*Direction*: Reproduce every line of the listing as written, apart from the pictures.

*Data lines*:
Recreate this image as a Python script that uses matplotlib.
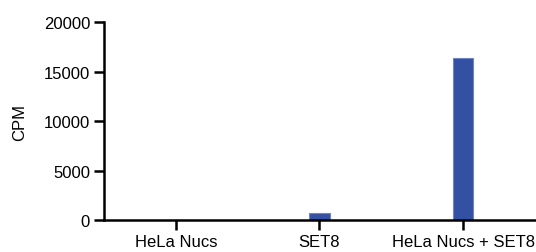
import matplotlib.pyplot as plt
import numpy as np

plt.rcParams['font.family'] = ['Liberation Sans', 'DejaVu Sans']

categories = ["HeLa Nucs", "SET8", "HeLa Nucs + SET8"]
cpm = [0, 680, 16400]

fig = plt.figure(figsize=(5.36, 2.53), dpi=100)
ax = fig.add_axes([0.194, 0.126, 0.804, 0.783])

x = np.arange(len(categories))
ax.bar(x, cpm, width=0.14, color='#3450a2', edgecolor='#7085c6', linewidth=0.8)

ax.set_xlim(-0.5, 2.5)
ax.set_ylim(0, 20000)
ax.set_yticks([0, 5000, 10000, 15000, 20000])
ax.set_xticks(x)
ax.set_xticklabels(categories)
ax.set_ylabel("CPM", fontsize=12, labelpad=12)

for s in ['top', 'right']:
    ax.spines[s].set_visible(False)
for s in ['left', 'bottom']:
    ax.spines[s].set_linewidth(1.8)
ax.tick_params(axis='both', length=7, width=1.8, labelsize=12, pad=3)

fig.savefig("out.png", dpi=100)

*Written answer*:
Recreate this image as a Python script that uses matplotlib.
import matplotlib.pyplot as plt
import numpy as np

plt.rcParams['font.family'] = ['Liberation Sans', 'DejaVu Sans']

categories = ["HeLa Nucs", "SET8", "HeLa Nucs + SET8"]
cpm = [0, 680, 16400]

fig = plt.figure(figsize=(5.36, 2.53), dpi=100)
ax = fig.add_axes([0.194, 0.126, 0.804, 0.783])

x = np.arange(len(categories))
ax.bar(x, cpm, width=0.14, color='#3450a2', edgecolor='#7085c6', linewidth=0.8)

ax.set_xlim(-0.5, 2.5)
ax.set_ylim(0, 20000)
ax.set_yticks([0, 5000, 10000, 15000, 20000])
ax.set_xticks(x)
ax.set_xticklabels(categories)
ax.set_ylabel("CPM", fontsize=12, labelpad=12)

for s in ['top', 'right']:
    ax.spines[s].set_visible(False)
for s in ['left', 'bottom']:
    ax.spines[s].set_linewidth(1.8)
ax.tick_params(axis='both', length=7, width=1.8, labelsize=12, pad=3)

fig.savefig("out.png", dpi=100)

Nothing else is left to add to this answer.